In the quietly thunderous Showing Up, it’s a pigeon who captured my heart. Lizzy (Michelle Williams, in her fourth Reichardt film), a sculptor, finds her cat toying with the bird in her bathroom in the middle of the night. The pigeon’s alive but injured. In a panic that will later shame her, Lizzy tries to dispose of it, but her landlord (Hong Chau) finds the pigeon and cheerily pledges to nurse it back to health. She even asks Lizzy to watch it while she’s at work. Soon, Lizzy’s bringing the wounded bird with her everywhere, a living reminder of her moral failing and a constant, nagging opportunity for redemption.

Showing Up isn’t really about the pigeon, although Lizzy’s slow acceptance of the bird reveals the generous spirit hiding beneath her prickly surface. She’s unpleasant at first glance, an artist with considerable talent who is stuck in neutral due to her lack of people skills. It’s a stunning transformation for Williams, who adopts the perpetual scowl of an impatient, embittered child, and the stiff, inelegant gate of an alien hiding in human form. Her quirks make more sense when we meet the rest of her fractured family: an emotionally distant mother (Maryann Plunkett), for whom she works at an artist’s collective; a kind but aloof father (Judd Hirsch), and a troubled brother (John Magaro), whose conspiracy-addled mind seems right on the verge of collapse. For reasons never fully explained—Reichardt always allows her characters some privacy—Lizzy has appointed herself the keeper of the family, and is constantly checking up on her father and brother.

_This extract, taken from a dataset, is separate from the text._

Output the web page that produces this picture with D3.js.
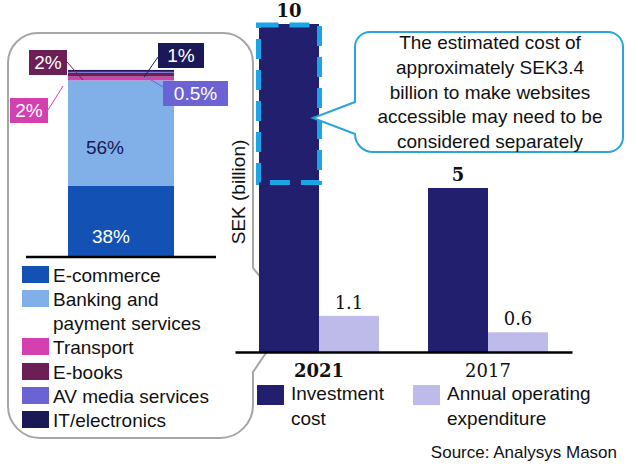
<!DOCTYPE html>
<html><head><meta charset="utf-8">
<script src="https://cdn.jsdelivr.net/npm/d3@7"></script>
<style>
html,body{margin:0;padding:0;background:#fff;}
svg{display:block;}
text{font-family:"Liberation Sans",Arial,sans-serif;}
</style></head>
<body>
<svg id="chart" width="638" height="471"></svg>
<script>
// ---- data ----
const years = ["2021", "2017"];
const seriesNames = ["Investment cost", "Annual operating expenditure"];
const investment = [10, 5];
const opex = [1.1, 0.6];
const investmentLabels = ["10", "5"];
const opexLabels = ["1.1", "0.6"];
const accessibleRange = [5.2, 10];   // dashed highlight on 2021 investment bar

const sectors = ["E-commerce", "Banking and payment services", "Transport", "E-books", "AV media services", "IT/electronics"];
const shares = [38, 56, 2, 2, 0.5, 1];
const shareLabels = ["38%", "56%", "2%", "2%", "0.5%", "1%"];

const calloutLines = ["The estimated cost of", "approximately SEK3.4", "billion to make websites", "accessible may need to be", "considered separately"];

// ---- styles ----
const mainColors = ["#221f6f", "#bebae9"];
const sectorColors = ["#1351b4", "#81afe7", "#d540b0", "#6c1f55", "#6b63d3", "#1b1858"];

const svg = d3.select("#chart");

// ---- left panel outline ----
svg.append("path")
  .attr("d", "M38,33 H223 A30,30 0 0 1 253,63 V268 L268,286 V350 L253,372 V405 A33,33 0 0 1 220,438 H40 A32,32 0 0 1 8,406 V63 A30,30 0 0 1 38,33 Z")
  .attr("fill", "#fff").attr("stroke", "#a6a6a6").attr("stroke-width", 2);

// ---- main chart ----
const x = d3.scaleBand().domain(years).range([235, 572]).paddingInner(0.29).paddingOuter(0.142);
const xs = d3.scaleBand().domain(seriesNames).range([0, x.bandwidth()]);
const y = d3.scaleLinear().domain([0, 10]).range([352, 24]);

const data = years.map((yr, i) => ({year: yr, vals: [investment[i], opex[i]], labels: [investmentLabels[i], opexLabels[i]]}));

const g = svg.append("g");
const groups = g.selectAll("g.grp").data(data).join("g")
  .attr("transform", d => `translate(${x(d.year)},0)`);

groups.selectAll("rect").data(d => d.vals.map((v, j) => ({v, j}))).join("rect")
  .attr("x", d => xs(seriesNames[d.j]))
  .attr("width", xs.bandwidth())
  .attr("y", d => y(d.v))
  .attr("height", d => y(0) - y(d.v))
  .attr("fill", d => mainColors[d.j]);

groups.selectAll("text.val").data(d => d.vals.map((v, j) => ({v, j, l: d.labels[j]}))).join("text")
  .attr("class", "val")
  .attr("x", d => xs(seriesNames[d.j]) + xs.bandwidth() / 2)
  .attr("y", d => y(d.v) - 7)
  .attr("text-anchor", "middle")
  .style("font-family", "'DejaVu Serif', serif")
  .style("font-size", "18px")
  .style("font-weight", d => d.j === 0 ? "bold" : "normal")
  .attr("fill", "#111")
  .text(d => d.l);

// dashed highlight
const hx = x("2021") + xs(seriesNames[0]);
svg.append("rect")
  .attr("x", hx - 0.5).attr("width", xs.bandwidth() + 1)
  .attr("y", y(accessibleRange[1]) + 1).attr("height", y(accessibleRange[0]) - y(accessibleRange[1]))
  .attr("fill", "none").attr("stroke", "#1ca5e6").attr("stroke-width", 5)
  .attr("stroke-dasharray", "20,11");

// x axis
const xAxis = svg.append("g").attr("transform", `translate(0,${y(0)})`)
  .call(d3.axisBottom(x).tickSize(0).tickPadding(0));
xAxis.select(".domain").attr("stroke", "#000").attr("stroke-width", 2.5);
xAxis.selectAll(".tick text")
  .attr("dy", null).attr("y", 25)
  .style("font-family", "'DejaVu Serif', serif")
  .style("font-size", "18px")
  .style("font-weight", d => d === "2021" ? "bold" : "normal")
  .attr("fill", "#111");

// y axis title
svg.append("text")
  .attr("transform", "translate(245,192) rotate(-90)")
  .attr("text-anchor", "middle")
  .style("font-size", "19px").attr("fill", "#111")
  .text("SEK (billion)");

// legend bottom
const legX = [257, 413];
seriesNames.forEach((s, i) => {
  svg.append("rect").attr("x", legX[i]).attr("y", 385).attr("width", 27).attr("height", 20).attr("fill", mainColors[i]);
  const lines = i === 0 ? ["Investment", "cost"] : ["Annual operating", "expenditure"];
  lines.forEach((t, k) => {
    svg.append("text").attr("x", legX[i] + 34).attr("y", 400 + k * 25)
      .style("font-size", "19px").attr("fill", "#111").text(t);
  });
});

// source
svg.append("text").attr("x", 617).attr("y", 458).attr("text-anchor", "end")
  .style("font-size", "17px").attr("fill", "#111").text("Source: Analysys Mason");

// callout
svg.append("path")
  .attr("d", "M370,32 H608 A15,15 0 0 1 623,47 V137 A15,15 0 0 1 608,152 H373 A18,18 0 0 1 355,134 L313,118 L355,102 V47 A15,15 0 0 1 370,32 Z")
  .attr("fill", "#fff").attr("stroke", "#29a4dd").attr("stroke-width", 2);
calloutLines.forEach((t, i) => {
  svg.append("text").attr("x", 490).attr("y", 49 + i * 24.8).attr("text-anchor", "middle")
    .style("font-size", "19px").attr("fill", "#111").text(t);
});

// ---- left stacked bar ----
const xl = d3.scaleBand().domain(["share"]).range([26, 216]).paddingOuter(0.396);
const yl = d3.scaleLinear().domain([0, 100]).range([257, 69]);
let cum = 0;
const stackData = shares.map((v, i) => { const d = {i, v, y0: cum, y1: cum + v}; cum += v; return d; });

svg.append("g").selectAll("rect").data(stackData).join("rect")
  .attr("x", xl("share")).attr("width", xl.bandwidth())
  .attr("y", d => yl(d.y1)).attr("height", d => yl(d.y0) - yl(d.y1))
  .attr("fill", d => sectorColors[d.i]);

svg.append("line").attr("x1", 26).attr("x2", 216).attr("y1", yl(0)).attr("y2", yl(0))
  .attr("stroke", "#000").attr("stroke-width", 2.5);

// inside labels
const cx = xl("share") + xl.bandwidth() / 2;
const inside = [{i: 0, dx: -10, y: 243, fill: "#fff"}, {i: 1, dx: -16, y: 154, fill: "#1b1858"}];
inside.forEach(o => {
  svg.append("text").attr("x", cx + o.dx).attr("y", o.y).attr("text-anchor", "middle")
    .style("font-size", "19px").attr("fill", o.fill).text(shareLabels[o.i]);
});

// boxed labels with leaders
const boxes = [
  {i: 3, bx: 29, by: 50, bw: 38, lx1: 67, ly1: 62, lx2: 83, ly2: 80},
  {i: 2, bx: 10, by: 98, bw: 38, lx1: 48, ly1: 110, lx2: 63, ly2: 86},
  {i: 5, bx: 158, by: 43, bw: 46, lx1: 158, ly1: 57, lx2: 144, ly2: 77},
  {i: 4, bx: 163, by: 81, bw: 65, lx1: 146, ly1: 77, lx2: 163, ly2: 87}
];
boxes.forEach(b => {
  svg.append("line").attr("x1", b.lx1).attr("y1", b.ly1).attr("x2", b.lx2).attr("y2", b.ly2)
    .attr("stroke", sectorColors[b.i]).attr("stroke-width", 1);
  svg.append("rect").attr("x", b.bx).attr("y", b.by).attr("width", b.bw).attr("height", 25).attr("fill", sectorColors[b.i]);
  svg.append("text").attr("x", b.bx + b.bw / 2).attr("y", b.by + 19).attr("text-anchor", "middle")
    .style("font-size", "19px").attr("fill", "#fff").text(shareLabels[b.i]);
});

// left legend
const legendRows = [
  {i: 0, y: 266, lines: ["E-commerce"]},
  {i: 1, y: 290, lines: ["Banking and", "payment services"]},
  {i: 2, y: 338, lines: ["Transport"]},
  {i: 3, y: 363, lines: ["E-books"]},
  {i: 4, y: 387, lines: ["AV media services"]},
  {i: 5, y: 411, lines: ["IT/electronics"]}
];
legendRows.forEach(r => {
  svg.append("rect").attr("x", 22).attr("y", r.y).attr("width", 27).attr("height", 17).attr("fill", sectorColors[r.i]);
  r.lines.forEach((t, k) => {
    svg.append("text").attr("x", 53).attr("y", r.y + 16 + k * 24)
      .style("font-size", "19px").attr("fill", "#111").text(t);
  });
});
</script>
</body></html>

There’s a wonderful tension in Reichardt’s films between high drama and low stakes. Besides the infirm pigeon, Lizzy also has a show coming up in a small gallery. It will mostly be attended by her family and friends, although a more prominent artist who seems to admire Lizzy’s work may attend. It could be good for her career, but the odds are we won’t find out. Reichardt trains us out of our expectations of drama through her gentle pacing and square focus on her characters’ inner lives. Small problems accrue to the point that an explosion seems possible, but this isn’t that kind of film, and Reichardt isn’t that type of filmmaker. Instead, she coos gently over her characters, nurturing them and giving them space to spread their wings, if they so desire.

With its Portland, Oregon, setting and artist subjects, it might sound like the work of a utopian—or an extended, slightly less funny episode of Portlandia—but Reichardt probes the dark, messy corners of her safe spaces. She and her cinematographer, Christopher Blauvelt, capture the conflicts and contradictions of this post-hippie environment, using natural light and slow camera movements to match the sometimes frustratedly laissez faire attitudes of its characters. Lizzy is dreadfully unhappy, but no one seems to see it. They’re too caught up in their own affairs, their art, or their commitments to themselves. When she begs her mother to help her father shed a pair of hangers-on (Amanda Plummer and Matt Malloy) who are taking advantage of his kindness, the mother simply washes her hands of her ex-husband. “We wish him well,” is all she can say. Everyone is nice, but nobody helps.